NGO Monitor further observes that the initiatives carried out under the project had very little echo or impact in the region. Its report therefore concludes that «these efforts have been inadequate, failing to meet their stated objectives or to contribute meaningfully to the peace process. In fact, the implementation of EPNK has corresponded with an increase in inflammatory rhetoric and skirmishes, culminating in a renewed round of hostilities in April 2016. So long as these inadequacies remain unaddressed, the EU will most likely not promote other peacebuilding efforts in the region, leaving room for other international actors – first and foremost Russia – to fill the vacuum.”
It appears that the failure of the EPNK is a result of the difficulty for international NGOs to access Nagorno-Karabakh: “beyond limiting the scope of activity in NK itself, ongoing travel bans render it virtually impossible to bring Armenians and Azerbaijanis together in either country. None of the involved organisations suggest strategies to overcome this obvious hurdle or addresses it in any way” Indeed, how can confidence be restored without questioning those policies that aim precisely to prevent contacts between Armenians and Azeris?
Where did EPNK go wrong? NGO Monitor seem to blame the programme’s failures on a bureaucratic logic, where the five consortium members of EPNK are at once in charge of the programme’s design, implementation and assessment, whereas sound management would require a separation between these tasks.
The report is particularly critical for the British NGO « Links ». The NGO went bankrupt in the course of the project and was dissolved in 2013, only to reappear later on in a new form, and again as a project partner. Links, whose work is judged particularly devoid of substance, has also benefitted from subsidies by the OIC Youth Forum, an NGO founded by the Azerbaijani Foreign Ministry.

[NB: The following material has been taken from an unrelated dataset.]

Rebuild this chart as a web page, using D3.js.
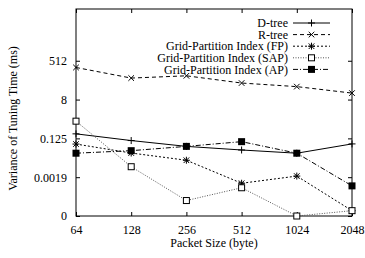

The EPNK’s inadequacies do not only constitute a missed opportunity and a waste of public money. The programme also allows the EU to nurture the illusion that it is playing its part in helping to restore peace in Nagorno-Karabakh, when in fact it is not.
After the 4-day war in April 2016, the European Parliament held a debate on the conflict where the EU’s High Representative for Foreign Affairs and Security Policy, Ms Mogherini, stated in reference to EPNK that “the EU has supported measures to facilitate peaceful contacts between the parties to the conflict for a number of years”. In reality, we now know that EPNK does no such thing.
In order to help reduce tensions and promote a measure of trust between Armenians and Azeris, therefore, the European Union will need to insist that parties to the conflict authorize actual contact between their populations and accept that activities for peace in Karabakh be held… in Karabakh.